The other day I had cause to remember the sharing of water bottles in the loved-up '90s and contrasting it with the spraying of bands with mouthfuls of beer in the late 70s ...

:hmm:

I'm struggling to imagine ever entering a cafe or restaurant again - let alone an entertainment venue :(
 
This is one of the many ways in which I think I was already suited to living during a pandemic, massive cootie-phobe.

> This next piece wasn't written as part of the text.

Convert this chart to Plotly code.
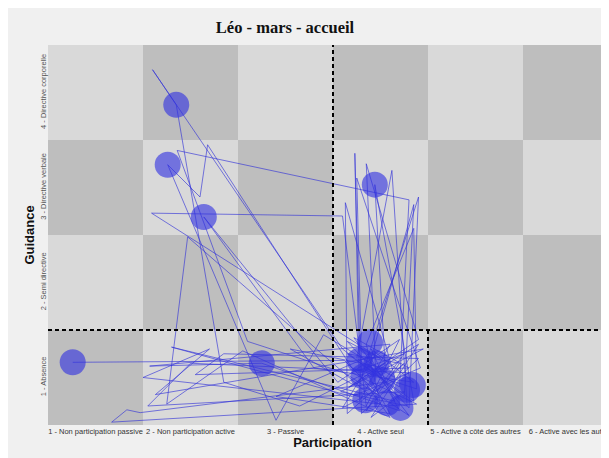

To the point where I wouldn't drink out of the same glass as my girlfriends, which I knew and know doesn't make logical sense, but 98% of the time it just wigged me out.
 
When I worked in an archive I'd see people licking their fingers to turn pages. Archival material can be covered in all sorts of nasty things so aside from the damage you can do the item you might pick up a nasty fungal infection. I always asked them if they'd seen the name of the rose and explained it might be a bad idea to get stuff from eg drainage plans into their mouths. Few people did it twice.
 
This is one of the many ways in which I think I was already suited to living during a pandemic, massive cootie-phobe.

To the point where I wouldn't drink out of the same glass as my girlfriends, which I knew and know doesn't make logical sense, but 98% of the time it just wigged me out.
My attitude was already primed to change.
Ever since my 20s, with a healthy diet and daily exercise, I grew used to having 4 days sickness per year - rarely ever had secondary symptoms - except for a few discrete incidences of sinusitis and bronchitis (cycling all year probably didn't help with that) just a fever and being knackered - even one case of recognisable flu at 53 (had to pee in a bottle and crawl up the stairs to the bathroom once a day) saw me back on the bike on the Monday ...
I work in a massively public building handling IT equipment with minimal hand-washing ..

But two years running I've had multiple illnesses per year and two years in a row I was hit with something that kept me home for weeks - last year was ostensibly the sickest I have ever been in my life - if I'd taken my temperature I suspect might well have been dialling 111.

I probably caught my lurgies at work - and since I'm now taking care when shopping, I suspect I will never know.